How it works internally is with a serial communications "front-end" (hardware UART RX only) that just sets 13 internal registers that hold on to the current values of each of the hardware channels out. The "back-end" services the chip (as servos require constant supervision) just reading off of these set registers translating them to the PWM and TTL levels to drive the servo signal lines and the LED's...via "instruction counting" and a main loop that synthesizes multitasking through careful timing.
I would develop a quick and dirty board for it to that breaks out the PWM lines to 3-pin 0.1" headers (run the 0 and +5VDC along rails so each output is servo-ready) as well as putting the current limiting resistors/LED's on the remaining lines (1K resistors typical). Then use that voltage-divider-type network that everyone knows is how you get your PC (via RS-232) to talk to a PIC (receive only supported in the S3, which is OK because you aren't going to drop any bytes going that short a run, and chances are any bad codes will be over written in the next new milliseconds anyway).
Theory of Operation
Hobby servos and ESC's take as their control signal a specific kind of PWM that is kind a "chirp" between 1 ms and 2 ms (aka 1000 us to 2000 us) long with the proviso that the next chirp arrives in about another 40 to 100 ms (that's milliseconds, or 1000's of a second). so max deflection zero is 1000 us and max deflection maximum is 2000 us with neutral holding at 1500 us.

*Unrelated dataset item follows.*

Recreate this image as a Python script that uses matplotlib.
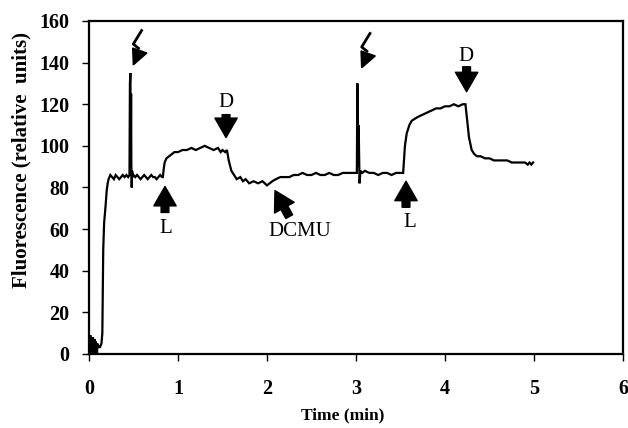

The S3 takes a 1-byte value so you have a resolution of 255 positions you can move the servo to (or throttle the ESC). The protocol is easy to understand to talk to the 3D you send a 1-byte address (0x01 for servo PWM channel 1, 0x02 for channel 2, etc. etc.) and then a byte for the value you want to set that internal register to. The chip handles the housekeeping to supply the servo the signal it needs continuously.